= Telegraphic transfer =

Method of transferring money

Telegraphic Transfer or telex transfer (TT) is a term used to refer to an electronic funds transfer. Although the term is historic and the technology it describes is no longer in use, the telegraphic transfer name is still used today in several countries where it has become synonymous with an international Society for Worldwide Interbank Financial Telecommunication (SWIFT) transfer.

== History ==
Historically telegraphic transfer meant a cablegram from one bank to another in order to effect the transfer of money, hence the name. This was later replaced by a message directly between banks via a telex network and then later by an electronic funds transfer. Despite the obsolescence of the technology that spawned the term, the term is still in use today and usually used to describe an international electronic bank transfer.

== Current use ==

=== Japan ===
Unlike its use in other countries, in Japan, "telegraphic transfer" has become the industry term for quoting retail exchange rates (larger quantities are quoted individually), and is divided into three rates, stated in yen, from the point of view of the quoting bank:

- TTM: Telegraphic Transfer Middle rate (mid price)
- TTS: Telegraphic Transfer Selling rate (ask price)
- TTB: Telegraphic Transfer Buying rate (bid price)

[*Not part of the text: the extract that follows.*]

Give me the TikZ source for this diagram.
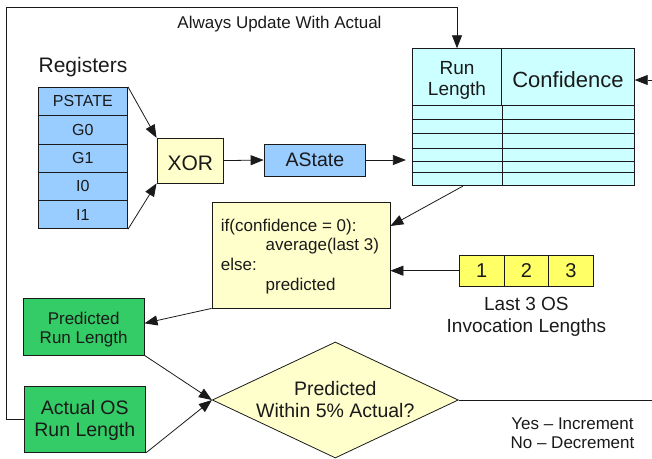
\documentclass[tikz,border=0pt]{standalone}
\usepackage{fontspec}
\setmainfont{Liberation Sans}
\usetikzlibrary{arrows.meta,shapes.geometric,calc}
\definecolor{regblue}{HTML}{99CCFF}
\definecolor{tblcyan}{HTML}{CCFFFF}
\definecolor{paleyel}{HTML}{FFFFCC}
\definecolor{boxgreen}{HTML}{33CC66}
\definecolor{yelbox}{HTML}{FFFF66}
\definecolor{ink}{HTML}{1A1A1A}
\newcommand{\fsz}[2]{\fontsize{#1}{#2}\selectfont}
\begin{document}
\begin{tikzpicture}[x=1pt,y=-1pt,line width=0.8pt,color=ink,
  box/.style={draw,inner sep=0pt,align=center},
  regbox/.style={box,fill=regblue,minimum width=89.6pt,minimum height=28.3pt,font=\fsz{16}{19}},
  hdr/.style={box,fill=tblcyan,minimum height=56.3pt},
  numbox/.style={box,fill=yelbox,minimum width=44.7pt,minimum height=30.7pt,font=\fsz{20}{22}},
  greenbox/.style={box,fill=boxgreen},
  arr/.style={-{Triangle[length=13pt,width=10pt]}},
  plain/.style={inner sep=0pt,align=center}]
\useasboundingbox (0,0) rectangle (652,458);

% registers
\node[plain,font=\fsz{21}{24}] (reglabel) at (83,66.7) {Registers};
\node[regbox] (pstate) at (82.8,101.45) {PSTATE};
\node[regbox] (g0) at (82.8,129.75) {G0};
\node[regbox] (g1) at (82.8,158.05) {G1};
\node[regbox] (i0) at (82.8,186.35) {I0};
\node[regbox] (i1) at (82.8,214.65) {I1};

% XOR and AState
\node[box,fill=paleyel,minimum width=66.7pt,minimum height=44.7pt,font=\fsz{21}{24},text height=19pt,text depth=0pt] (xor) at (190.3,160.6) {XOR};
\node[box,fill=regblue,minimum width=101.7pt,minimum height=32pt,font=\fsz{19.5}{22}] (astate) at (314.9,160) {AState};

% table
\node[hdr,minimum width=89.4pt] (rl) at (457,76.85) {};
\node[plain,font=\fsz{19}{21}] (rltxt) at (457,80) {Run\\Length};
\node[hdr,minimum width=132.6pt,font=\fsz{22}{24},text height=22pt,text depth=0pt] (conf) at (568,76.85) {Confidence};
\node[box,fill=tblcyan,minimum width=222pt,minimum height=80.7pt] (tblbody) at (523.3,145.35) {};
\foreach \yy in {119,133.3,148.3,161.7,172.7}
  \draw (tblbody.west |- 0,\yy) -- (tblbody.east |- 0,\yy);
\draw (rl.south east) -- (rl.south east |- tblbody.south);

% if box
\node[box,fill=paleyel,minimum width=178pt,minimum height=106pt] (ifbox) at (301,255) {};
\node[plain,align=left,font=\fsz{17}{19.9}] (iftxt) at (300,256.5)
  {if(confidence = 0):\\\hspace*{44.7pt}average(last 3)\\else:\\\hspace*{44.7pt}predicted};

% last 3
\node[numbox] (b1) at (481.7,270.7) {1};
\node[numbox] (b2) at (526.4,270.7) {2};
\node[numbox] (b3) at (571,270.7) {3};
\node[plain,font=\fsz{19}{22}] (lastlabel) at (526.4,316.5) {Last 3 OS\\Invocation Lengths};

% green boxes
\node[greenbox,minimum width=120.7pt,minimum height=56.3pt] (pred) at (83.7,326.8) {};
\node[plain,font=\fsz{17}{19}] (predtxt) at (83.7,330) {Predicted\\Run Length};
\node[greenbox,minimum width=121.7pt,minimum height=66.3pt] (actual) at (84.8,419.2) {};
\node[plain,font=\fsz{19.5}{21.7}] (actualtxt) at (84.8,420.5) {Actual OS\\Run Length};

% diamond
\node[diamond,draw,fill=paleyel,minimum width=246pt,minimum height=116pt,inner sep=0pt] (dia) at (335.3,400) {};
\node[plain,font=\fsz{19.5}{22}] (diatext) at (335.3,399.5) {Predicted\\Within 5\% Actual?};
\node[plain,font=\fsz{17}{19}] (yesno) at (572.5,433) {Yes -- Increment\\No -- Decrement};

% loop
\node[plain,font=\fsz{17}{20}] (always) at (279.5,24) {Always Update With Actual};
\coordinate (lp) at (6.7,7.7);
\coordinate (confin) at (652,80);
\coordinate (rightend) at (652,400);

% connectors
\draw[arr] (pstate.north east) -- (xor.north west);
\draw[arr] (i1.south east) -- (xor.south west);
\draw[arr] (xor.east) -- (astate.west);
\draw[arr,shorten >=6pt] (astate.east) -- (tblbody.west |- astate.east);
\draw[arr] (confin) -- (conf.east |- confin);
\draw[arr] (actual.west) -| (lp) -| (rl.north);
\draw[arr] ([xshift=51pt]tblbody.south west) -- ([yshift=29pt]ifbox.east);
\draw[arr] (b1.west) -- (ifbox.east |- b1.west);
\draw[arr] (ifbox.south west) -- ([yshift=3.5pt]pred.east);
\draw[arr] (pred.south east) -- (dia.west);
\draw[arr] (actual.south east) -- (dia.west);
\draw (dia.east) -- (rightend);
\end{tikzpicture}
\end{document}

The middle rate is the average of the buying and selling rate, and these trade at a fixed bid–offer spread (in yen). For example, the USD is quoted with a spread of 2 JPY, so if the mid-market rate is 100 JPY = US$1, the rates are as follows:

- TTS: 101 JPY: bank will charge more than mid price to sell USD
- TTM: 100 JPY: average, bank does not trade at this price
- TTB: 99 JPY: bank will pay less than mid price to buy USD
These rates are published daily by major Japanese banks, and used for accounting and tax calculations, in addition to retail use.

=== Singapore ===
The term Telegraphic Transfer is a frequently used term in Singapore to describe cross-border funds transfer. Other less commonly used terms in Singapore are wire transfer and bank transfer.

=== United Kingdom ===
The term is now most often used in UK banking and in law to refer to either a domestic transfers by a CHAPS or an international transfer by SWIFT.

The term is also sometimes incorrectly used to describe other electronic funds transfer methods such as low cost everyday payment methods such as BACS (Bankers' Automated Clearing Services) payments, Faster Payments Service and SEPA credit transfers.